Premier roman de l'auteur, publié en août 2013 chez Actes Sud, "L'esprit de l'ivresse" explore, au plus près du terrain, et de la vie réelle de ses protagonistes "non politisés", le sens que peuvent avoir aujourd'hui en France des mots tels qu'émeute, révolte, ou - bien que jamais cité - révolution.

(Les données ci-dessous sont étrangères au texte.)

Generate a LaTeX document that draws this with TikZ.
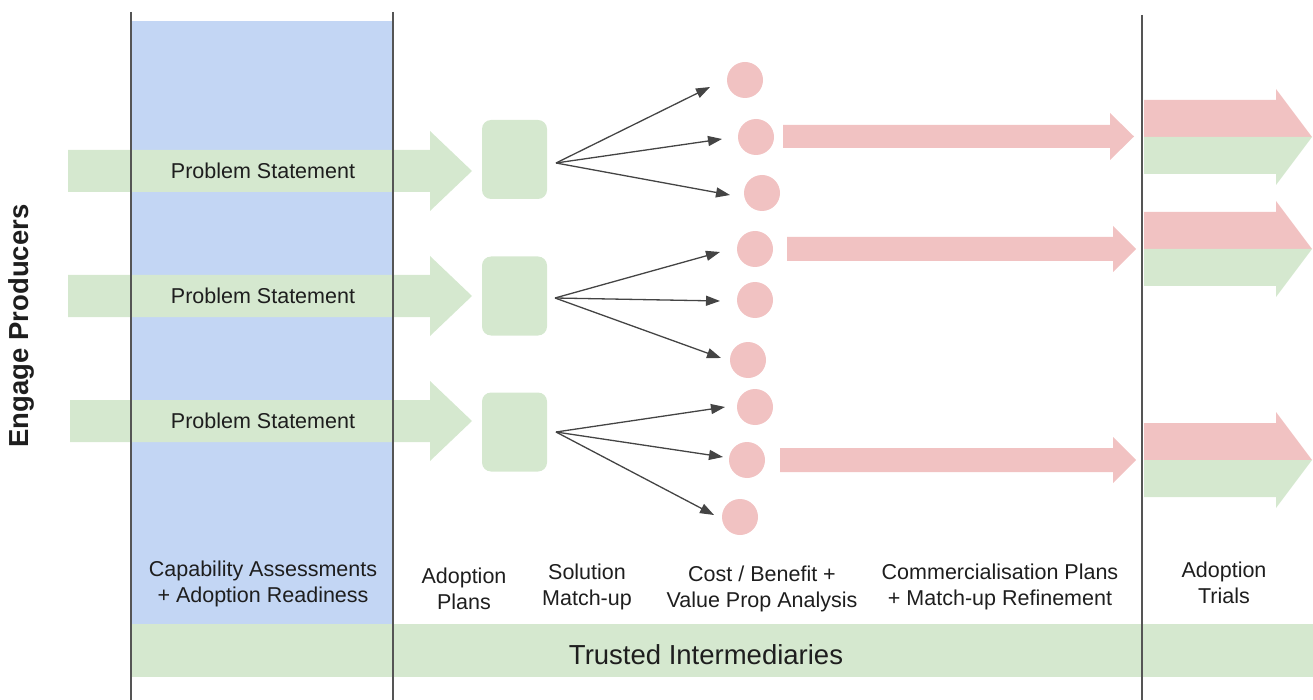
\documentclass[tikz,border=0pt]{standalone}
\usepackage{fontspec}
\setmainfont{Liberation Sans}
\usetikzlibrary{arrows.meta}
\definecolor{bluefill}{HTML}{C3D6F4}
\definecolor{greenfill}{HTML}{D5E8CF}
\definecolor{pinkfill}{HTML}{F1C2C2}
\definecolor{linegray}{HTML}{555555}
\definecolor{fangray}{HTML}{444444}
\definecolor{txt}{HTML}{1E1E1E}
% fat arrow: x-start, x-tip, y-centre, body half height, head half height, head length, colour
\newcommand{\fatarrow}[7]{%
  \fill[#7] ({#1},{#3-#4}) -- ({#2-#6},{#3-#4}) -- ({#2-#6},{#3-#5}) -- ({#2},{#3})
    -- ({#2-#6},{#3+#5}) -- ({#2-#6},{#3+#4}) -- ({#1},{#3+#4}) -- cycle;}
% two-coloured arrow on the right
\newcommand{\splitarrow}[1]{%
  \fill[pinkfill] (1144,{#1-37}) -- (1276,{#1-37}) -- (1276,{#1-48}) -- (1312,{#1}) -- (1144,{#1}) -- cycle;
  \fill[greenfill] (1144,{#1}) -- (1312,{#1}) -- (1276,{#1+48}) -- (1276,{#1+37}) -- (1144,{#1+37}) -- cycle;}
\begin{document}
\begin{tikzpicture}[x=1pt,y=-1pt,
  lbl/.style={align=center, text=txt, inner sep=0pt, font=\fontsize{21.5}{25.5}\selectfont},
  plan/.style={rectangle, rounded corners=9pt, fill=greenfill, minimum width=65pt, minimum height=79pt, inner sep=0pt},
  dot/.style={circle, fill=pinkfill, minimum size=36pt, inner sep=0pt},
  fan/.style={draw=fangray, line width=1.3pt, -{Triangle[length=14pt,width=10pt]}},
  divider/.style={draw=linegray, line width=2.2pt}]
\useasboundingbox (0,0) rectangle (1313,700);

% backgrounds
\fill[bluefill] (131,21) rectangle (393,625);
\fill[greenfill] (131,624) rectangle (1313,677);

% green input arrows
\fatarrow{68}{472}{171}{21}{40}{42}{greenfill}
\fatarrow{68}{472}{296}{21}{40}{42}{greenfill}
\fatarrow{70}{472}{421}{21}{40}{42}{greenfill}

% dividers
\draw[divider] (131,12) -- (131,700);
\draw[divider] (393,12) -- (393,700);
\draw[divider] (1142,15) -- (1142,700);

% problem statements
\node[lbl] (ps1) at (263,171) {Problem Statement};
\node[lbl] (ps2) at (263,296) {Problem Statement};
\node[lbl] (ps3) at (263,421) {Problem Statement};

% adoption plans
\node[plan] (sq1) at (514.5,159.5) {};
\node[plan] (sq2) at (514.5,296) {};
\node[plan] (sq3) at (514.5,432) {};

% options
\node[dot] (c1) at (745,80) {};
\node[dot] (c2) at (756,137) {};
\node[dot] (c3) at (762,193) {};
\node[dot] (c4) at (755,249) {};
\node[dot] (c5) at (755,300) {};
\node[dot] (c6) at (748,360) {};
\node[dot] (c7) at (755,407) {};
\node[dot] (c8) at (747,460) {};
\node[dot] (c9) at (740,517) {};

% fan-out connectors
\coordinate (o1) at (556,163);
\coordinate (o2) at (555,298);
\coordinate (o3) at (556,432);
\coordinate (t1) at (710,87);
\coordinate (t2) at (722,139);
\coordinate (t3) at (730,195);
\coordinate (t4) at (720,252);
\coordinate (t5) at (720,301);
\coordinate (t6) at (721,358);
\coordinate (t7) at (725,407);
\coordinate (t8) at (723,457);
\coordinate (t9) at (714,515);
\draw[fan] (o1) -- (t1);
\draw[fan] (o1) -- (t2);
\draw[fan] (o1) -- (t3);
\draw[fan] (o2) -- (t4);
\draw[fan] (o2) -- (t5);
\draw[fan] (o2) -- (t6);
\draw[fan] (o3) -- (t7);
\draw[fan] (o3) -- (t8);
\draw[fan] (o3) -- (t9);

% pink commercialisation arrows
\fatarrow{783}{1134}{136.5}{11.5}{23.5}{24}{pinkfill}
\fatarrow{787}{1136}{249}{12}{23}{23}{pinkfill}
\fatarrow{780}{1136}{460}{12}{23}{23}{pinkfill}

% adoption trial arrows
\splitarrow{137}
\splitarrow{249}
\splitarrow{460}

% side label
\node[rotate=90, text=txt, inner sep=0pt, font=\bfseries\fontsize{27.5}{30}\selectfont] (engage) at (21,326) {Engage Producers};

% stage labels
\node[lbl] (l1) at (263,584) {Capability Assessments\\+ Adoption Readiness};
\node[lbl] (l2) at (464,589) {Adoption\\Plans};
\node[lbl] (l3) at (587,587) {Solution\\Match-up};
\node[lbl] (l4) at (762,589) {Cost / Benefit +\\Value Prop Analysis};
\node[lbl] (l5) at (1000,587) {Commercialisation Plans\\+ Match-up Refinement};
\node[lbl] (l6) at (1224,583) {Adoption\\Trials};
\node[lbl, font=\fontsize{27.5}{30}\selectfont] (ti) at (706,655) {Trusted Intermediaries};
\end{tikzpicture}
\end{document}
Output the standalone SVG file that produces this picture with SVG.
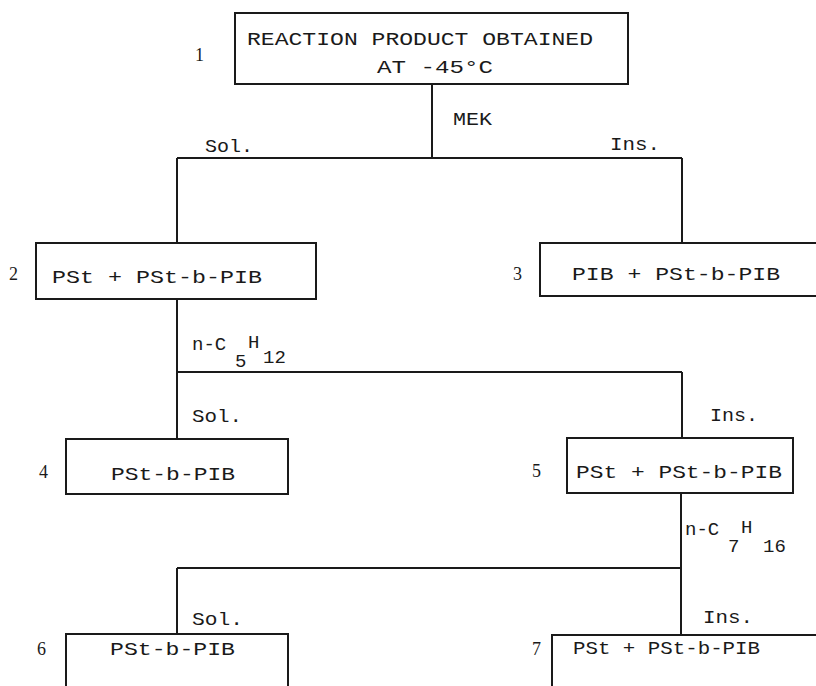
<svg xmlns="http://www.w3.org/2000/svg" width="816" height="686" viewBox="0 0 816 686">
<style>
.box{fill:#fff;stroke:#1a1a1a;stroke-width:2}
.ln{fill:none;stroke:#1a1a1a;stroke-width:2}
.t{font-family:"Liberation Mono","Courier New",monospace;font-size:19px;fill:#1a1a1a}
.n{font-family:"Liberation Serif","Times New Roman",serif;font-size:18px;fill:#1a1a1a}
</style>
<rect width="816" height="686" fill="#fff"/>
<g id="connectors">
<path class="ln" d="M432,84V158M177,158H682M177,158V243M682,158V243"/>
<path class="ln" d="M177,299V372M177,372H682M177,372V439M682,372V438"/>
<path class="ln" d="M681,493V568M177,568H681M177,568V634M681,568V635"/>
<text class="t" x="453" y="125" textLength="39" lengthAdjust="spacingAndGlyphs">MEK</text>
<text class="t" x="205" y="152" textLength="48" lengthAdjust="spacingAndGlyphs">Sol.</text>
<text class="t" x="610" y="150" textLength="50" lengthAdjust="spacingAndGlyphs">Ins.</text>
<text class="t"><tspan x="192" y="350">n-C</tspan><tspan x="235" y="367">5</tspan><tspan x="248" y="348">H</tspan><tspan x="263" y="363">12</tspan></text>
<text class="t" x="192" y="422" textLength="50" lengthAdjust="spacingAndGlyphs">Sol.</text>
<text class="t" x="710" y="421" textLength="48" lengthAdjust="spacingAndGlyphs">Ins.</text>
<text class="t"><tspan x="685" y="535">n-C</tspan><tspan x="728" y="552">7</tspan><tspan x="741" y="533">H</tspan><tspan x="763" y="552">16</tspan></text>
<text class="t" x="192" y="625" textLength="51" lengthAdjust="spacingAndGlyphs">Sol.</text>
<text class="t" x="703" y="623" textLength="50" lengthAdjust="spacingAndGlyphs">Ins.</text>
</g>
<g id="node1">
<rect class="box" x="235" y="13" width="393" height="71"/>
<text class="t" x="247" y="45" textLength="346" lengthAdjust="spacingAndGlyphs">REACTION PRODUCT OBTAINED</text>
<text class="t" x="377" y="73" textLength="116" lengthAdjust="spacingAndGlyphs">AT -45°C</text>
<text class="n" x="195" y="61">1</text>
</g>
<g id="node2">
<rect class="box" x="36" y="243" width="280" height="56"/>
<text class="t" x="52" y="283" textLength="210" lengthAdjust="spacingAndGlyphs">PSt + PSt-b-PIB</text>
<text class="n" x="9" y="280">2</text>
</g>
<g id="node3">
<rect class="box" x="540" y="243" width="290" height="53"/>
<text class="t" x="572" y="280" textLength="208" lengthAdjust="spacingAndGlyphs">PIB + PSt-b-PIB</text>
<text class="n" x="513" y="280">3</text>
</g>
<g id="node4">
<rect class="box" x="66" y="439" width="222" height="55"/>
<text class="t" x="111" y="480" textLength="124" lengthAdjust="spacingAndGlyphs">PSt-b-PIB</text>
<text class="n" x="39" y="478">4</text>
</g>
<g id="node5">
<rect class="box" x="567" y="438" width="226" height="55"/>
<text class="t" x="576" y="478" textLength="206" lengthAdjust="spacingAndGlyphs">PSt + PSt-b-PIB</text>
<text class="n" x="532" y="477">5</text>
</g>
<g id="node6">
<rect class="box" x="66" y="634" width="222" height="70"/>
<text class="t" x="110" y="655" textLength="125" lengthAdjust="spacingAndGlyphs">PSt-b-PIB</text>
<text class="n" x="37" y="655">6</text>
</g>
<g id="node7">
<rect class="box" x="552" y="635" width="280" height="70"/>
<text class="t" x="573" y="654" textLength="187" lengthAdjust="spacingAndGlyphs">PSt + PSt-b-PIB</text>
<text class="n" x="532" y="655">7</text>
</g>
</svg>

Si l'exercice comporte quelques menues maladresses (la partie nettement surjouée autour de "l'enfance d'un chef", en l'espèce le président de la République mis inopportunément en fuite par l'émeute-phare du roman, née d'une enième bavure stupide, tout particulièrement), il reste un texte profondément intéressant dans sa capacité à saisir et à reproduire les interrogations, les déclics, les vides et interstices existants entre l'ordre établi, les innombrables insatisfactions, frustrations et fureurs rentrées, qui ne disent pas toujours leur nom, et la manière dont des politiciens professionnels ou amateurs peuvent s'efforcer de capter ces énergies latentes... pour le meilleur et pour le pire. Un thème ancien comme la politique révolutionnaire donc, mais qui trouve ici, catalysé par la crise des banlieues de 2005 (ces "banlieues" qui sont peut-être le véritble héros du roman), une nouvelle actualité, tout en restant à distance des prophéties noires d'un Thierry Jonquet ("Ils sont votre épouvante et vous êtes leur crainte", 2006) et des magnifiques cynismes d'un Alexis Jenni ("L'art français de la guerre", 2011).

Appelant à un salutaire exercice de pensée malgré quelques longueurs, un livre captivant.